C’est un acte de justice ; d’un autre côté, les examens sont justifiés par l’intérêt de nos soldats, qui exige que nos médecins réunissent le plus d’instruction possible. C’est ce que nous voulons assurer.

M. de Man d’Attenrode – Il me semble tout simple que le gouvernement exige des conditions de capacité des officiers de santé qui n’ont pas le grade de docteur en médecine. Mais il me semble étrange que l’administration ne se contente pas de la qualité de docteur, qui ne s’acquiert qu’après des études pénibles, et qu’elle prétende qu’un médecin, qui a le droit de traiter tous les citoyens ne soit pas apte à traiter nos soldats. Je crois pourtant que celui qui a obtenu le grade de docteur et peut, en vertu de ce titre, pratiquer l’art de guérir, est bien à même de pratiquer la médecine militaire.

J’ai suffisamment expliqué la portée de l’arrêté de 1836. Cet arrêté a été porté à cause des circonstances. Le service de santé avait été organisé à la hâte, à une époque où il était impossible d’être rigoureux pour les conditions d’admission. D’après ce qui m’a été déclaré par M. le ministre de la guerre de cette époque, on jugea convenable de régulariser certaines positions ; on exigea des examens de ceux qui n’avaient pas le grade de docteur. Cette circonstance ne doit plus guère exister aujourd’hui. Et voici qu’on invoque cet arrêté pour exiger de nouveaux examens des docteurs qui se croient des droits à une promotion.

L’honorable comte de Mérode a fort bien fait ressortir l’absurdité de cette mesure. Si l’on exigeait des avocats qui sollicitent des places de magistrat, de se replacer sur les bancs de l’école, de se soumettre à des examens, il en est beaucoup qui, après avoir pratiqué leur profession avec habilité, se refuseraient à se soumettre à cette épreuve ; et je pense qu’ils feraient bien, car un échec pourrait fort bien en être la suite. Cela me semblerait tout simple.

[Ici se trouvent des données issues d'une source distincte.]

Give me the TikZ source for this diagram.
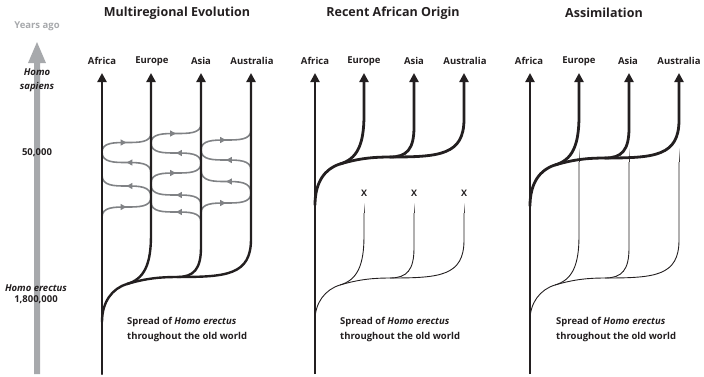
\documentclass[tikz,border=0pt]{standalone}
\usepackage{fontspec}
\setmainfont{Open Sans}
\usetikzlibrary{arrows.meta,decorations.markings}
\definecolor{ink}{HTML}{231F20}
\definecolor{axisgray}{HTML}{A7A9AC}
\definecolor{flowgray}{HTML}{808285}
\tikzset{
 lbl/.style={font=\bfseries\fontsize{9.5}{12}\selectfont, text=ink, inner sep=0pt},
 ttl/.style={font=\bfseries\fontsize{12.5}{15}\selectfont, text=ink, inner sep=0pt},
 axl/.style={font=\bfseries\fontsize{9.5}{12}\selectfont, text=ink, inner sep=0pt, align=center},
 note/.style={font=\bfseries\fontsize{9.5}{14.5}\selectfont, text=ink, inner sep=0pt, align=left, anchor=west},
 xmark/.style={font=\bfseries\fontsize{9}{10}\selectfont, text=ink, inner sep=0pt},
 heavy/.style={draw=ink, line width=2.4pt, line cap=round},
 heavier/.style={draw=ink, line width=2.8pt, line cap=round},
 stem/.style={draw=ink, line width=2pt},
 fine/.style={draw=ink, line width=0.9pt},
 tipped/.style={-{Triangle[width=9pt,length=9pt]}},
 flow/.style={draw=flowgray, line width=1.6pt, postaction={decorate},
   decoration={markings, mark=at position 0.5 with {\arrow[color=flowgray]{Triangle[width=6pt,length=6pt]}}}},
}
% #1 X0, #2 Y (level of the horizontal), #3 line style, #4 top y, #5 tip style, #6 start offset
\newcommand\spreadtree[6]{%
 \draw[#3] (#1,#2+#6) .. controls (#1,#2+25) and (#1+10,#2+11.5) .. (#1+25,#2+7)
   .. controls (#1+45,#2+1) and (#1+60,#2) .. (#1+75,#2);
 \draw[#3,#5] (#1+25,#2+7) .. controls (#1+42,#2+2) and (#1+49,#2-12) .. (#1+49,#2-42) -- (#1+49,#4);
 \draw[#3,#5] (#1+75,#2) .. controls (#1+92,#2) and (#1+99,#2-8) .. (#1+99,#2-30) -- (#1+99,#4);
 \draw[#3,#5] (#1+75,#2) .. controls (#1+125,#2) and (#1+149,#2-2) .. (#1+149,#2-38) -- (#1+149,#4);
}
% faded top end of a thin line: x, top y, number of 1px steps
\newcommand\fadetop[3]{%
 \foreach \i in {1,...,#3}
   \draw[ink, line width=0.9pt, opacity={\i/(#3+1)}] (#1,#2+\i-1) -- (#1,#2+\i);
}
\begin{document}
\begin{tikzpicture}[x=1pt,y=-1pt]
\useasboundingbox (0,0) rectangle (704,376);

% ---------- time axis ----------
\fill[axisgray] (34,374) -- (34,63) -- (28,63) -- (37,42) -- (46,63) -- (40,63) -- (40,374) -- cycle;
\node[axl, text=axisgray] (yearsago) at (37,26) {Years ago};
\node[axl] (sapiens) at (37,80) {\itshape Homo\\[2pt]\itshape sapiens};
\node[axl] (t50k) at (37,153) {50,000};
\node[axl] (erectus) at (36,294) {\itshape Homo erectus\\[-1pt]1,800,000};

% ---------- titles ----------
\node[ttl] (t1) at (177,13) {Multiregional Evolution};
\node[ttl] (t2) at (393,13) {Recent African Origin};
\node[ttl] (t3) at (604,13) {Assimilation};

% ---------- panel 1 : multiregional ----------
\foreach \nm/\xx/\lab in {afr1/102/Africa, eur1/152/Europe, asi1/201/Asia, aus1/252/Australia}
  \node[lbl] (\nm) at (\xx,61) {\lab};
% gene flow between regions
\draw[flow] (102,152) .. controls (102,133) and (151,152) .. (151,133);
\draw[flow] (151,173) .. controls (151,152) and (102,173) .. (102,152);
\draw[flow] (151,197) .. controls (151,175) and (102,197) .. (102,175);
\draw[flow] (102,217) .. controls (102,197) and (151,217) .. (151,197);
\draw[flow] (151,143) .. controls (151,124) and (201,143) .. (201,124);
\draw[flow] (201,163) .. controls (201,143) and (151,163) .. (151,143);
\draw[flow] (151,183) .. controls (151,163) and (201,183) .. (201,163);
\draw[flow] (201,205) .. controls (201,185) and (151,205) .. (151,185);
\draw[flow] (201,222) .. controls (201,202) and (151,222) .. (151,202);
\draw[flow] (201,150) .. controls (201,130) and (251,150) .. (251,130);
\draw[flow] (251,170) .. controls (251,150) and (201,170) .. (201,150);
\draw[flow] (251,193) .. controls (251,170) and (201,193) .. (201,170);
\draw[flow] (201,213) .. controls (201,193) and (251,213) .. (251,193);
\draw[heavy,tipped] (102,374) -- (102,73);
\spreadtree{102}{277}{heavy}{73}{tipped}{45}
\node[note] (n1) at (127,329.5) {Spread of \textit{Homo erectus}\\throughout the old world};

% ---------- panel 2 : recent African origin ----------
\foreach \nm/\xx/\lab in {afr2/315/Africa, eur2/364/Europe, asi2/414/Asia, aus2/465/Australia}
  \node[lbl] (\nm) at (\xx,61) {\lab};
\spreadtree{315}{278}{fine}{213}{}{42}
\fadetop{364}{203}{10}\fadetop{414}{203}{10}\fadetop{464}{203}{10}
\draw[stem,tipped] (315,374) -- (315,73);
\spreadtree{315}{157}{heavier}{73}{tipped}{48}
\node[xmark] (x1) at (364,193) {X};
\node[xmark] (x2) at (414,193) {X};
\node[xmark] (x3) at (464,193) {X};
\node[note] (n2) at (340,329.5) {Spread of \textit{Homo erectus}\\throughout the old world};

% ---------- panel 3 : assimilation ----------
\foreach \nm/\xx/\lab in {afr3/529/Africa, eur3/579/Europe, asi3/628/Asia, aus3/679/Australia}
  \node[lbl] (\nm) at (\xx,61) {\lab};
\spreadtree{530}{278}{fine}{162}{}{42}
\fadetop{579}{148}{14}\fadetop{629}{148}{14}\fadetop{679}{148}{14}
\draw[stem,tipped] (530,374) -- (530,73);
\spreadtree{530}{158}{heavier}{73}{tipped}{48}
\node[note] (n3) at (556,329.5) {Spread of \textit{Homo erectus}\\throughout the old world};
\end{tikzpicture}
\end{document}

Quant à moi, j’ai pleine confiance dans le grade de docteur. Je prétends que celui qui a acquis cette position ne doit pas être soumis à des examens humiliants, je dirai même arbitraires, devant une commission organisée en vertu d’une disposition à laquelle on ne peut reconnaître aucun caractère légal dans les circonstances présentes. Si M. le ministre de la guerre trouve que le grade de docteur n’offre pas encore des garanties suffisantes, qu’il présente un projet de loi qui organise de nouveaux examens, la chambre jugera de leur opportunité.

J’ai d’ailleurs appris avec plaisir par ce que vient de nous dire l’honorable ministre, qu’il n’est pas question de supprimer l’hôpital militaire de Louvain ; j’ai, par suite, lieu de croire que le service des maladies de la peau et celui du traitement des ophtalmiques, qui en font partie, et qui ont été fixés dans cette ville par les généraux Willmar et de Liem ne seront pas transférés ailleurs.

M. le ministre de la guerre (M. Du Pont) – Comme je l’ai dit tantôt, je me propose de présenter un projet de loi à cet égard. J’en encore une observation à faire. Les médecins militaires doivent être non-seulement médecins, mais encore chirurgiens et pharmaciens, etc., ils doivent être en état de passer leurs examens sur toutes les parties du service médical. Dès lors, il ne faut pas s’étonner qu’ils soient soumis à un examen spécial.

- La séance est levée à 4 heures et demie.